Mark Loeser wrote:
Here is a newer revision of the GLEP.  I still have multiple methods of
solving this problem (mostly because I want and *need* input from people
as to what they would prefer).  Please tell me what you would want to
use so I can come up with a more precise specification.  What exactly do
we need this system to do that we can't do now?  Is overriding the USE
flag with use.local.desc sufficient and we just need to document the
current solution properly?

Please...let me know how you feel about this.

http://dev.gentoo.org/~halcy0n/gleps/glep-0054.html

Thanks,

What do people think of this?

a) Keep use.desc as it is: a list of common flags and a short general description of their meaning.

b) Keep use.local.desc as it is: a list of per-package flags that are specific to one to a few ebuilds (i think 5 is the number though i think 10 is more appropriate, but that's not relevant to this discussion). Again, each has a short description.

c) Allow flags from use.desc to also exist in use.local.desc. In the case that a flag for a package exists in both, the use.local.desc description overrides the use.desc one. This allows a more specific per-package description of global flags.

d) Allow long descriptions in a package's metadata.xml, as some have begun to do already, for cases where more info is needed. For example I'd like to explain exactly what the bindist flag on freetype does and what legal implications disabling it can have.

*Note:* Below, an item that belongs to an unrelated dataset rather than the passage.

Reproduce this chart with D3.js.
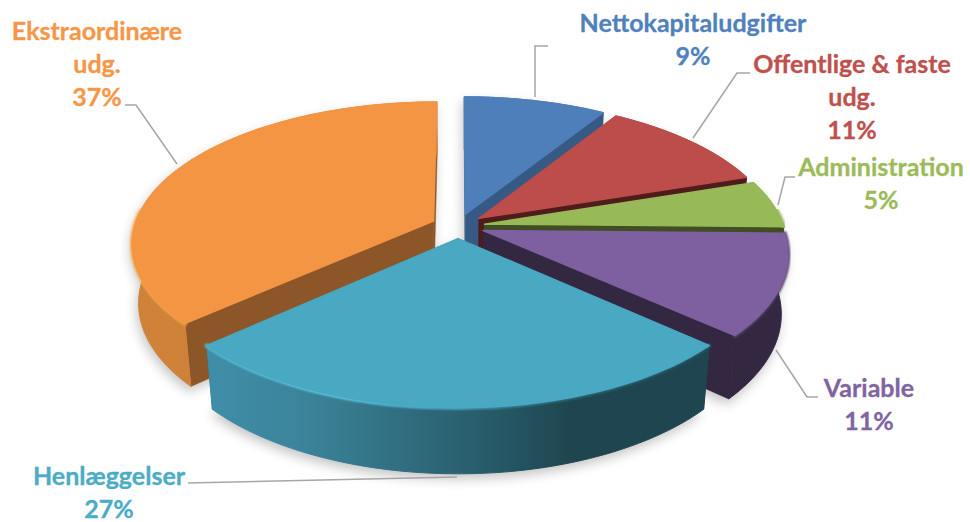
<!DOCTYPE html>
<html lang="da">
<head>
<meta charset="utf-8">
<title>Udgifter</title>
<script src="https://d3js.org/d3.v7.min.js"></script>
<style>
  html, body { margin: 0; background: #fff; }
  svg { display: block; }
  .lbl { font-family: Lato, "Open Sans", sans-serif; font-weight: 700; font-size: 25px; text-anchor: middle; stroke-width: 0.3px; }
</style>
</head>
<body>
<script>
// data, read off the picture (shares are estimated from the slice angles)
const categories = ["Nettokapitaludgifter", "Offentlige & faste udg.", "Administration", "Variable", "Henlæggelser", "Ekstraordinære udg."];
const shares = [8.9, 11.0, 5.4, 11.4, 26.6, 36.7];
const labelLines = [["Nettokapitaludgifter"], ["Offentlige & faste", "udg."], ["Administration"], ["Variable"], ["Henlæggelser"], ["Ekstraordinære", "udg."]];

// colours
const topColors = ["#4f7fba", "#bc4d4a", "#98b957", "#7e60a0", "#49a8c2", "#f49543"];
const textColors = ["#4f81bd", "#c0504d", "#9bbb59", "#8064a2", "#4bacc6", "#f79646"];
const cutColors = ["#365a84", "#4e1c1b", "#414e24", "#332742", "#1f4650", "#8c5628"];
const wallStops = [
  [[0, "#365a84"], [1, "#365a84"]],
  [[0, "#4e1c1b"], [1, "#4e1c1b"]],
  [[0, "#414e24"], [1, "#414e24"]],
  [[0, "#332742"], [1, "#332742"]],
  [[0, "#3f8ea9"], [0.2, "#3b8399"], [0.55, "#275c6b"], [0.72, "#1f4650"], [1, "#1f4650"]],
  [[0, "#d08238"], [1, "#c97e38"]]
];
const rimStops = [
  [[0, "#4f7fba"], [1, "#4f7fba"]],
  [[0, "#bc4d4a"], [1, "#bc4d4a"]],
  [[0, "#98b957"], [1, "#98b957"]],
  [[0, "#5f4a7a"], [1, "#4a3a60"]],
  [[0, "#58bcd8"], [0.28, "#62d0f0"], [0.5, "#4aa8c2"], [0.7, "#2f7386"], [1, "#245a68"]],
  [[0, "#fbaa52"], [1, "#f9a24c"]]
];

// layout
const width = 970, height = 522;
const cx = 458, cy = 226;          // pie centre on screen
const radiusX = 299, radiusZ = 138.7, depth = 60;
const persp = 0.154, perspH = 0.02; // perspective strength, on the plane and over the height
const explode = 0.09;

const labelPos = [[693, 32], [852, 73], [881, 176], [869, 397], [109, 485], [97, 40]];
const lineHeight = 33;
const leaders = [
  [[535, 97], [535, 46], [548, 46]],
  [[693, 138], [737, 73], [750, 73]],
  [[778, 205], [785, 177], [795, 177]],
  [[776, 350], [807, 397], [818, 397]],
  [[457, 477], [188, 483]],
  [[177, 164], [136, 105], [125, 105]]
];

const project = (X, Z, h) => {
  const w = 1 + persp * Z + perspH * h;
  return [cx + radiusX * X / w, cy + (-radiusZ * Z + depth * h) / w];
};

const pie = d3.pie().sort(null).value(d => d);
const slices = pie(shares).map((s, i) => {
  const mid = (s.startAngle + s.endAngle) / 2;
  return { ...s, i, ox: explode * Math.sin(mid), oz: explode * Math.cos(mid) };
});

const rimAngles = s => d3.range(0, 61).map(k => s.startAngle + (s.endAngle - s.startAngle) * k / 60);
const rim = (s, h) => rimAngles(s).map(a => project(s.ox + Math.sin(a), s.oz + Math.cos(a), h));
const apex = (s, h) => project(s.ox, s.oz, h);
const line = d3.line();

const svg = d3.select("body").append("svg").attr("width", width).attr("height", height);
const defs = svg.append("defs");

const addGradient = (id, stops, x1, x2) => {
  const g = defs.append("linearGradient").attr("id", id)
    .attr("gradientUnits", "userSpaceOnUse")
    .attr("x1", x1).attr("x2", x2).attr("y1", 0).attr("y2", 0);
  stops.forEach(st => g.append("stop").attr("offset", st[0]).attr("stop-color", st[1]));
};

defs.append("filter").attr("id", "shadowBlur").attr("x", "-20%").attr("y", "-20%").attr("width", "140%").attr("height", "140%")
  .append("feGaussianBlur").attr("stdDeviation", 6);
defs.append("filter").attr("id", "rimBlur").attr("x", "-5%").attr("y", "-5%").attr("width", "110%").attr("height", "110%")
  .append("feGaussianBlur").attr("stdDeviation", 1.1);

// soft shadow under everything
const shadow = svg.append("g").attr("filter", "url(#shadowBlur)").attr("opacity", 0.32)
  .attr("transform", "translate(-2,5)");
slices.forEach(s => {
  shadow.append("path").attr("fill", "#444")
    .attr("d", line([apex(s, 1), ...rim(s, 1)]) + "Z");
});
slices.forEach(s => {
  shadow.append("path").attr("fill", "#444")
    .attr("d", line([apex(s, 0), ...rim(s, 0)]) + "Z");
});

// back to front: orange first, then clockwise round to teal
const order = [5, 0, 1, 2, 3, 4];
order.forEach(idx => {
  const s = slices[idx];
  const g = svg.append("g").attr("class", "slice");
  const top = rim(s, 0), bottom = rim(s, 1);
  const xs = top.concat(bottom).map(p => p[0]);
  const x0 = d3.min(xs), x1 = d3.max(xs);
  addGradient("wall" + idx, wallStops[idx], x0, x1);
  addGradient("rim" + idx, rimStops[idx], x0, x1);

  // cut faces
  [0, top.length - 1].forEach(e => {
    g.append("path").attr("fill", cutColors[idx]).attr("stroke", cutColors[idx]).attr("stroke-width", 0.5)
      .attr("d", line([apex(s, 0), top[e], bottom[e], apex(s, 1)]) + "Z");
  });
  // outer wall
  g.append("path").attr("fill", `url(#wall${idx})`).attr("stroke", `url(#wall${idx})`).attr("stroke-width", 1)
    .attr("stroke-linejoin", "round")
    .attr("d", line([...top, ...bottom.slice().reverse()]) + "Z");
  // bevel along the front of the rim only, the back has none
  const front = top.filter((p, k) => Math.cos(rimAngles(s)[k]) < 0.1);
  if (front.length) {
    g.append("path").attr("fill", "none").attr("stroke", `url(#rim${idx})`).attr("stroke-width", 4)
      .attr("stroke-linecap", "round")
      .attr("filter", "url(#rimBlur)").attr("d", line(front));
  }
  // top face
  g.append("path").attr("fill", topColors[idx]).attr("stroke", topColors[idx]).attr("stroke-width", 1.5)
    .attr("stroke-linejoin", "round")
    .attr("d", line([apex(s, 0), ...top]) + "Z");
});

// leader lines
svg.append("g").selectAll("path").data(leaders).join("path")
  .attr("fill", "none").attr("stroke", "#a6a6a6").attr("stroke-width", 1.5)
  .attr("d", d => line(d));

// labels
const pct = d3.format(".0f");
const labels = svg.append("g").selectAll("text").data(slices).join("text")
  .attr("class", "lbl")
  .attr("fill", d => textColors[d.i])
  .attr("stroke", d => textColors[d.i]);
labels.each(function (d) {
  const t = d3.select(this);
  const [x, y] = labelPos[d.i];
  labelLines[d.i].concat(pct(shares[d.i]) + "%").forEach((txt, k) => {
    t.append("tspan").attr("x", x).attr("y", y + k * lineHeight).text(txt);
  });
});
</script>
</body>
</html>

The reason I suggest we do it this way is it's very close to what we're already doing now. The only thing we'd need to do is decide it's okay to do (c) and adapt our various utils to use the use.local.desc description when both exist. I actually planned on proposing something like this about a year ago but never got around to it. But at the time I did some poking and found that several of our utils already did the right thing while the others needed minor adjustments (I think I had a one-line patch for equery). We also needn't worry about breaking 3rd party tools. The worst that would happen is they'd display the use.desc description, which is what they do now.

On the other hand, if there are any far-reaching changes we need made to the USE flag system - any features we wish we had or misfeatures we wish we didn't - now would be a good time to address them.